======== Material provided

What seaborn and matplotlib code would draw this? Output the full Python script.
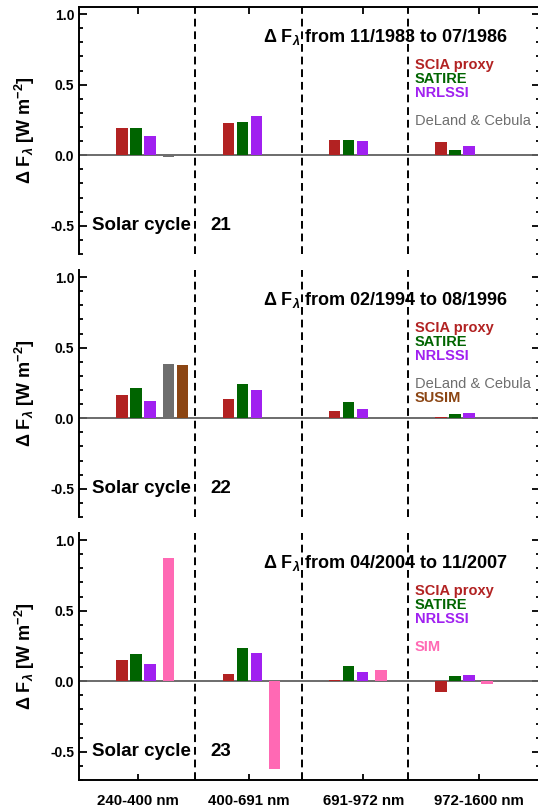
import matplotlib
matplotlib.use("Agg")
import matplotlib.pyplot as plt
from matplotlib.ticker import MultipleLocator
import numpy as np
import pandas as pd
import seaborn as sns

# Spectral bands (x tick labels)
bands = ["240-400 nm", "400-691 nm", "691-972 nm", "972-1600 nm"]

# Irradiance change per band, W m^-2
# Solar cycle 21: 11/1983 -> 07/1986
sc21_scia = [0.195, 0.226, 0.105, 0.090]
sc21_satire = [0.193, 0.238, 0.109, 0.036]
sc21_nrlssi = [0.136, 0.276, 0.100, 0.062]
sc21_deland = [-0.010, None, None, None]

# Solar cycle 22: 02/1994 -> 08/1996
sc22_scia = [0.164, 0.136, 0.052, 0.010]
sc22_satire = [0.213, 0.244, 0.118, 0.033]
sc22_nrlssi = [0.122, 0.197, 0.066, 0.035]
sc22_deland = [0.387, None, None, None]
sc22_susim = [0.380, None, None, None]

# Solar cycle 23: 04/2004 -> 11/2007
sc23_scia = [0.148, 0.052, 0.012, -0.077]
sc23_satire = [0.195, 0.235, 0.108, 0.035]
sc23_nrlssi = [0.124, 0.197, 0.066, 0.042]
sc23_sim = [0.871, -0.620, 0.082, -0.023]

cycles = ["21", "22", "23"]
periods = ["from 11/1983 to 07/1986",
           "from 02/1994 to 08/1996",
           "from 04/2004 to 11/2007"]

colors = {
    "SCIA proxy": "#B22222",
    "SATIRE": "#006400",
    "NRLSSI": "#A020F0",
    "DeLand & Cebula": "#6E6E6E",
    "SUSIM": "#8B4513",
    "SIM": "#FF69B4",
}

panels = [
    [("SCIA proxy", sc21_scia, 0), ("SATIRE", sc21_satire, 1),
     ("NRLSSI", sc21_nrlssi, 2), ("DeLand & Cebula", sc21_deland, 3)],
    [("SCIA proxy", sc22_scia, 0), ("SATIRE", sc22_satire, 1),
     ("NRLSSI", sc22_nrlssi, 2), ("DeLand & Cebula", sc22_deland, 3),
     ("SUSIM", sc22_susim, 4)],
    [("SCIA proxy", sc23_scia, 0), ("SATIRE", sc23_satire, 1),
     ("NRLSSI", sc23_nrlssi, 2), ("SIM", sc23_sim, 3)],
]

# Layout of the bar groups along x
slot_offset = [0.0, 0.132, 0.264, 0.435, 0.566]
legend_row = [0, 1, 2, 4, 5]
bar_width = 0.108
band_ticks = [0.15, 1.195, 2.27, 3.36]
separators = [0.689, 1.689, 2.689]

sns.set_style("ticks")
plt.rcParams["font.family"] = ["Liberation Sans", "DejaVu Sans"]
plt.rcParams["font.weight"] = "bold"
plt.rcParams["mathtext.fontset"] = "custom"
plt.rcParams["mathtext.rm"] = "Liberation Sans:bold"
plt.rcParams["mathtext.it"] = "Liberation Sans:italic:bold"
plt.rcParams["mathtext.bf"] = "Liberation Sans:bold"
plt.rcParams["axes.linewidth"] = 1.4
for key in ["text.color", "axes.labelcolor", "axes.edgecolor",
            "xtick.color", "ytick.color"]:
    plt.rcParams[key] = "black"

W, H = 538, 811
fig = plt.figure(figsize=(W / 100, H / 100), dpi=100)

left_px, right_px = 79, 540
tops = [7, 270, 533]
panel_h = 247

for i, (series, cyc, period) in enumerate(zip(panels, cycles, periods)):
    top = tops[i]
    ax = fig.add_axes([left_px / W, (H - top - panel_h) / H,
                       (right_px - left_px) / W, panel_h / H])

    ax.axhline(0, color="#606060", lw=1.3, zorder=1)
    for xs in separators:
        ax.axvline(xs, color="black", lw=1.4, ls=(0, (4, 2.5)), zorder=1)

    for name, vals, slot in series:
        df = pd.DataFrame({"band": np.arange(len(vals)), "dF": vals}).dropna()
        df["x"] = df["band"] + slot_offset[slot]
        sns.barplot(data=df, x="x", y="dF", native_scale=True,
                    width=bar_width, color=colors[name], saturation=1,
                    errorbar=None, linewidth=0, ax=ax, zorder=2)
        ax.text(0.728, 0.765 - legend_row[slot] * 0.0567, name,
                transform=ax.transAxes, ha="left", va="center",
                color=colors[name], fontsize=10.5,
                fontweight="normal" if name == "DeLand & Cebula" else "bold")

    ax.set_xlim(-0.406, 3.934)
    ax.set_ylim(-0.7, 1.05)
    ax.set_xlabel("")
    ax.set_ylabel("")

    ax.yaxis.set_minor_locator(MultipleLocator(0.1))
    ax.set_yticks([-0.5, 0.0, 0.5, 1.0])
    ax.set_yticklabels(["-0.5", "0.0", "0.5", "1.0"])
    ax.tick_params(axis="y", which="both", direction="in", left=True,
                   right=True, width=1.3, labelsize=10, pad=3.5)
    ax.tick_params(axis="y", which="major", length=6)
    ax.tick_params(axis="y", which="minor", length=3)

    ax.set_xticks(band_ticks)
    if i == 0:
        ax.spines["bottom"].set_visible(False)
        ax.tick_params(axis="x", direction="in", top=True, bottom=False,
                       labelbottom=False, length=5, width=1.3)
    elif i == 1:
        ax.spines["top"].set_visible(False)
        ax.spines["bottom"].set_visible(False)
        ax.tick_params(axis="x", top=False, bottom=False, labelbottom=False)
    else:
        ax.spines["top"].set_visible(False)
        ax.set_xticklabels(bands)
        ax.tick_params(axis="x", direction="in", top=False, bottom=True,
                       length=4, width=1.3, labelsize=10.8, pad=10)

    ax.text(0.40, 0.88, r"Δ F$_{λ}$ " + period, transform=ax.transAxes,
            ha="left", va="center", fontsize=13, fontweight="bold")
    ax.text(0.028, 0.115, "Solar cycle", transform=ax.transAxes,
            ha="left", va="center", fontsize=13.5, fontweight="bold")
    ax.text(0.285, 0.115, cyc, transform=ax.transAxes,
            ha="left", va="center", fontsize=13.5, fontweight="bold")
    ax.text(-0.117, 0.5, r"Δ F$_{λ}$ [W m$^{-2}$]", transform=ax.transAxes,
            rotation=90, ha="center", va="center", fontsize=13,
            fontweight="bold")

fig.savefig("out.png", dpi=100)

================

Every line from the start of the listing above through the line with "import seaborn as sns" should be repeated exactly; skip the pictures and add nothing else.

What seaborn and matplotlib code would draw this? Output the full Python script.
import matplotlib
matplotlib.use("Agg")
import matplotlib.pyplot as plt
from matplotlib.ticker import MultipleLocator
import numpy as np
import pandas as pd
import seaborn as sns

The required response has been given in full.